The Role of ESG in Managing the Commons
You have likely heard of ESG (Environmental, Social, and Governance) investing. At its heart, ESG is an attempt to solve the Tragedy of the Commons. It asks companies to look beyond their immediate quarterly profit and consider their impact on the shared resources they rely on.
When you invest in an ESG-compliant firm, you are betting that a company that respects the "commons" will be more resilient in the long run. It is a shift from "Me-First" finance to "System-First" finance. While critics argue this lowers immediate returns, proponents point out that there are no returns to be had on a dead pasture.
High-Frequency Trading and the Speed Commons
In the modern era, "speed" has become a shared resource. High-frequency trading (HFT) firms compete to execute trades in microseconds. For an individual firm, the rational move is to spend millions on faster cables and hardware.
However, this "arms race" for speed can lead to a tragedy where the market becomes so fast that human oversight is impossible. This led to "flash crashes" where the market lost and regained billions of dollars in minutes due to algorithmic feedback loops. Here, the "pasture" is the stability of the price-discovery process. Regulators often have to implement "circuit breakers" to force everyone to stop grazing for a few minutes so the grass can grow back (the market can stabilize).
Why doesn't "The Invisible Hand" fix this?
Adam Smith’s "Invisible Hand" suggests that individual greed leads to a good outcome for all. However, that theory assumes there are no "externalities"—costs that you don't have to pay for. The Tragedy of the Commons is essentially the failure of the invisible hand when resources are shared and finite. In these cases, the hand isn't invisible; it's just busy overgrazing the field.

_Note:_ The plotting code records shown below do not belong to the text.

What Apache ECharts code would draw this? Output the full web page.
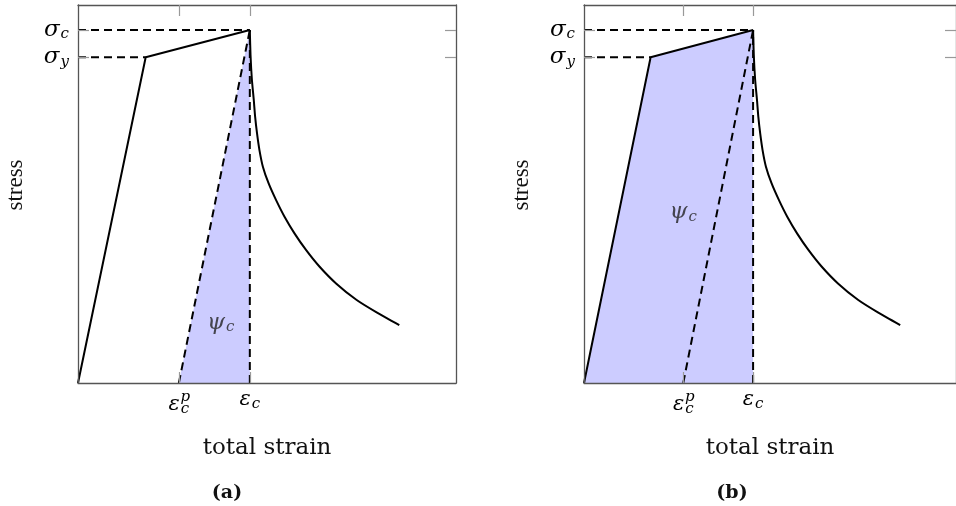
<!DOCTYPE html>
<html>
<head>
<meta charset="utf-8">
<script src="https://cdn.jsdelivr.net/npm/echarts@6/dist/echarts.min.js"></script>
<style>
  html, body { margin: 0; padding: 0; background: #fff; }
  #chart { width: 956px; height: 506px; }
</style>
</head>
<body>
<div id="chart"></div>
<script>
    // strain scaled so that eps_c = 1, stress scaled so that sigma_c = 1
    const loadStrain = [0, 0.394, 1];
    const loadStress = [0, 0.923, 1];
    const softStrain = [1, 1.004, 1.012, 1.023, 1.031, 1.042, 1.056, 1.076, 1.109, 1.153, 1.202, 1.260, 1.327, 1.405, 1.502, 1.622, 1.738, 1.870];
    const softStress = [1, 0.930, 0.860, 0.802, 0.754, 0.707, 0.660, 0.613, 0.566, 0.518, 0.471, 0.424, 0.377, 0.330, 0.282, 0.235, 0.200, 0.164];
    const plasticStrain = 0.587;

    const strainTicks = [plasticStrain, 1];
    const strainLabels = ['{p|p}\n{e|ε}{c|c}', '{e|ε}{c|c}'];
    const stressTicks = [0.923, 1];
    const stressLabels = ['{s|σ}{b|y}', '{s|σ}{b|c}'];
    const panelNames = ['(a)', '(b)'];
    const psiSpots = [[0.83, 0.17], [0.587, 0.484]];

    const XMAX = 2.2, YMAX = 1.071;
    const serif = 'DejaVu Serif';

    function pairs(xs, ys) {
        return xs.map((x, i) => [x, ys[i]]);
    }

    function frameLine() {
        return {show: true, onZero: false, lineStyle: {color: '#555', width: 1.3}};
    }

    function xAxes(grid) {
        return [{
            type: 'value', gridIndex: grid, min: 0, max: XMAX, position: 'bottom', z: 5,
            splitLine: {show: false},
            axisLine: frameLine(),
            axisTick: {show: true, inside: true, length: 11, customValues: strainTicks, lineStyle: {color: '#999', width: 1.2}},
            axisLabel: {
                show: true, margin: 12, customValues: strainTicks,
                formatter: v => strainLabels[strainTicks.indexOf(v)],
                rich: {
                    e: {fontFamily: serif, fontStyle: 'italic', fontSize: 21, lineHeight: 10, color: '#000'},
                    c: {fontFamily: serif, fontStyle: 'italic', fontSize: 15, lineHeight: 10, color: '#000', padding: [9, 0, 0, 1]},
                    p: {fontFamily: serif, fontStyle: 'italic', fontSize: 15, lineHeight: 5, color: '#000', padding: [0, 0, 0, 13]}
                }
            },
            name: 'total strain', nameLocation: 'middle', nameGap: 54,
            nameTextStyle: {fontFamily: serif, fontSize: 23, color: '#111'}
        }, {
            type: 'value', gridIndex: grid, min: 0, max: XMAX, position: 'top', z: 5,
            splitLine: {show: false},
            axisLine: frameLine(),
            axisTick: {show: true, inside: true, length: 11, customValues: strainTicks, lineStyle: {color: '#999', width: 1.2}},
            axisLabel: {show: false}
        }];
    }

    function yAxes(grid) {
        return [{
            type: 'value', gridIndex: grid, min: 0, max: YMAX, position: 'left', z: 5,
            splitLine: {show: false},
            axisLine: frameLine(),
            axisTick: {show: true, inside: true, length: 11, customValues: stressTicks, lineStyle: {color: '#999', width: 1.2}},
            axisLabel: {
                show: true, margin: 9, customValues: stressTicks,
                formatter: v => stressLabels[stressTicks.indexOf(v)],
                rich: {
                    s: {fontFamily: serif, fontStyle: 'italic', fontSize: 23, color: '#000'},
                    b: {fontFamily: serif, fontStyle: 'italic', fontSize: 15, color: '#000', padding: [9, 0, 0, 1]}
                }
            },
            name: 'stress', nameLocation: 'middle', nameGap: 51,
            nameTextStyle: {fontFamily: 'Liberation Serif', fontSize: 23, color: '#111', padding: [0, 0, 0, 18]}
        }, {
            type: 'value', gridIndex: grid, min: 0, max: YMAX, position: 'right', z: 5,
            splitLine: {show: false},
            axisLine: frameLine(),
            axisTick: {show: true, inside: true, length: 11, customValues: stressTicks, lineStyle: {color: '#999', width: 1.2}},
            axisLabel: {show: false}
        }];
    }

    function panelSeries(p) {
        const ax = p * 2;
        const peak = [loadStrain[2], loadStress[2]];
        const yieldPt = [loadStrain[1], loadStress[1]];
        // panel a: only the unloading triangle, panel b: everything under the loading path
        const fill = p === 0 ? [[plasticStrain, 0], peak] : pairs(loadStrain, loadStress);
        const dashed = [
            [[0, yieldPt[1]], yieldPt],
            [[0, peak[1]], peak],
            [[plasticStrain, 0], peak],
            [[peak[0], 0], peak]
        ];
        const out = [];
        out.push({
            type: 'line', xAxisIndex: ax, yAxisIndex: ax, data: fill, symbol: 'none', z: 1,
            lineStyle: {width: 0}, areaStyle: {color: '#ccccff', opacity: 1}, silent: true
        });
        dashed.forEach(d => out.push({
            type: 'line', xAxisIndex: ax, yAxisIndex: ax, data: d, symbol: 'none', z: 3,
            lineStyle: {color: '#000', width: 2, type: [8, 5]}
        }));
        out.push({
            type: 'line', xAxisIndex: ax, yAxisIndex: ax, data: pairs(loadStrain, loadStress), symbol: 'none', z: 4,
            lineStyle: {color: '#000', width: 2}
        });
        out.push({
            type: 'line', xAxisIndex: ax, yAxisIndex: ax, data: pairs(softStrain, softStress), symbol: 'none', z: 4,
            smooth: 0.2,
            lineStyle: {color: '#000', width: 2, join: 'round'}
        });
        out.push({
            type: 'scatter', xAxisIndex: ax, yAxisIndex: ax, data: [psiSpots[p]], symbolSize: 0, z: 6,
            itemStyle: {color: 'transparent'},
            label: {
                show: true, position: 'inside', formatter: '{s|ψ}{b|c}',
                rich: {
                    s: {fontFamily: serif, fontStyle: 'italic', fontSize: 23, color: '#222'},
                    b: {fontFamily: serif, fontStyle: 'italic', fontSize: 15, color: '#222', padding: [9, 0, 0, 1]}
                }
            }
        });
        return out;
    }

    const myChart = echarts.init(document.getElementById('chart'));
    myChart.setOption({
        animation: false,
        backgroundColor: '#fff',
        title: [
            {text: panelNames[0], left: 227, top: 484, padding: 0, textAlign: 'center', textStyle: {fontFamily: serif, fontWeight: 'bold', fontSize: 19, color: '#111'}},
            {text: panelNames[1], left: 732, top: 484, padding: 0, textAlign: 'center', textStyle: {fontFamily: serif, fontWeight: 'bold', fontSize: 19, color: '#111'}}
        ],
        grid: [
            {left: 78, top: 5, width: 378, height: 378},
            {left: 584, top: 5, width: 378, height: 378}
        ],
        xAxis: xAxes(0).concat(xAxes(1)),
        yAxis: yAxes(0).concat(yAxes(1)),
        series: panelSeries(0).concat(panelSeries(1))
    });
</script>
</body>
</html>
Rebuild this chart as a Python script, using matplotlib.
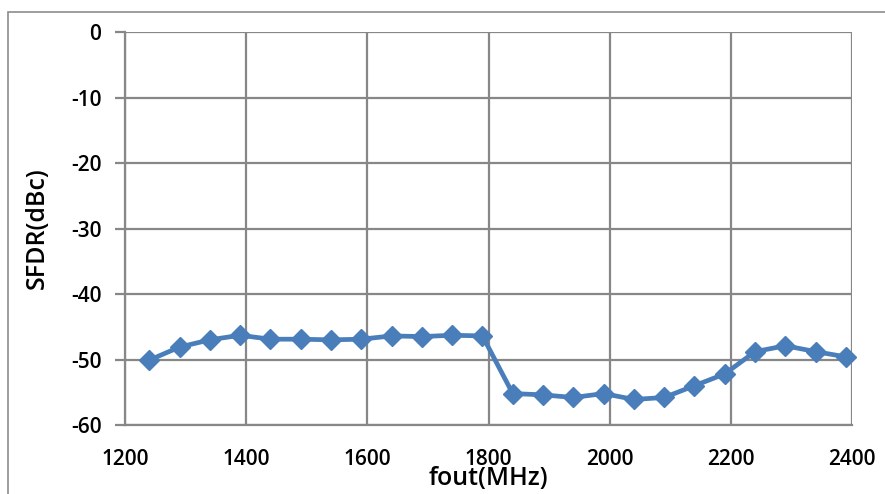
import matplotlib
matplotlib.use("Agg")
import matplotlib.pyplot as plt
from matplotlib.patches import Rectangle

freq_mhz = [1240, 1290, 1340, 1390, 1440, 1490, 1540, 1590, 1640, 1690, 1740, 1790,
            1840, 1890, 1940, 1990, 2040, 2090, 2140, 2190, 2240, 2290, 2340, 2390]
sfdr_dbc = [-50.1, -48.1, -47.0, -46.3, -46.9, -46.9, -47.0, -46.9, -46.4, -46.5, -46.3, -46.4,
            -55.2, -55.4, -55.8, -55.2, -56.1, -55.8, -54.0, -52.2, -48.8, -47.9, -48.8, -49.6]
x_ticks = [1200, 1400, 1600, 1800, 2000, 2200, 2400]
y_ticks = [0, -10, -20, -30, -40, -50, -60]

plt.rcParams['font.family'] = ['Open Sans', 'DejaVu Sans']

fig = plt.figure(figsize=(8.85, 4.94), dpi=100)
ax = fig.add_axes([125/885, 1-425/494, (852-125)/885, (425-32)/494])

grid_c = '#878787'
ax.plot(freq_mhz, sfdr_dbc, color='#4a7ebb', linewidth=3.4, marker='D',
        markersize=10.5, markeredgecolor='#4a7ebb', zorder=3, clip_on=False)

ax.set_xlim(1200, 2400)
ax.set_ylim(-60, 0)
ax.set_xticks(x_ticks)
ax.set_yticks(y_ticks)
ax.set_xticklabels([str(v) for v in x_ticks], fontsize=15, fontweight='semibold')
ax.set_yticklabels([str(v) for v in y_ticks], fontsize=15, fontweight='semibold')
ax.grid(True, color=grid_c, linewidth=1.6)
ax.set_axisbelow(True)
for s in ['top', 'right']:
    ax.spines[s].set_visible(False)
for s in ['left', 'bottom']:
    ax.spines[s].set_color(grid_c)
    ax.spines[s].set_linewidth(1.6)
ax.tick_params(axis='y', length=7, width=1.6, color=grid_c, pad=10)
ax.tick_params(axis='x', length=0, pad=17)

ax.set_ylabel('SFDR(dBc)', fontsize=18, fontweight='semibold')
ax.set_xlabel('fout(MHz)', fontsize=18, fontweight='semibold')
ax.xaxis.set_label_coords(0.5, -0.105)
ax.yaxis.set_label_coords(-0.103, 0.5)

fig.patches.append(Rectangle((8/885, -0.05), 1.1, 1-12/494+0.05,
                             transform=fig.transFigure, fill=False,
                             edgecolor='#8c8c8c', linewidth=1.2))

fig.savefig('out.png', dpi=100)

Can a financial commons ever be fully "saved"?
Total safety is impossible because finance is based on human behavior. However, we can manage the risk. By using tools like "Capital Requirements" for banks, we force them to keep more "grass" (cash) in reserve. This doesn't stop the tragedy, but it makes the pasture much more resilient to overgrazing.
How can I, as an individual, avoid the tragedy?
The best way for you to protect yourself is through diversification. If you are spread across many different "pastures" (asset classes, industries, and geographies), one single tragedy won't ruin you. Additionally, avoid "crowded trades." If everyone is talking about the same "guaranteed" investment, the pasture is likely already overgrazed.
The Tragedy of the Commons is a haunting reminder that in finance, "rational" is a relative term. What is good for you today might be the very thing that destroys your wealth tomorrow if everyone else does it too. By recognizing that we all share the same financial pasture, we can begin to support the regulations and behaviors that keep that pasture green for everyone.
Understanding this paradox changes how you see the world. It moves you from a mindset of "winning the trade" to a mindset of "sustaining the system." In the long run, a stable system is the most profitable investment you will ever make.
Have you ever felt the urge to follow the crowd into a popular investment, only to realize later that the market was becoming "overgrazed"? Recognizing these patterns is the first step toward becoming a more resilient investor.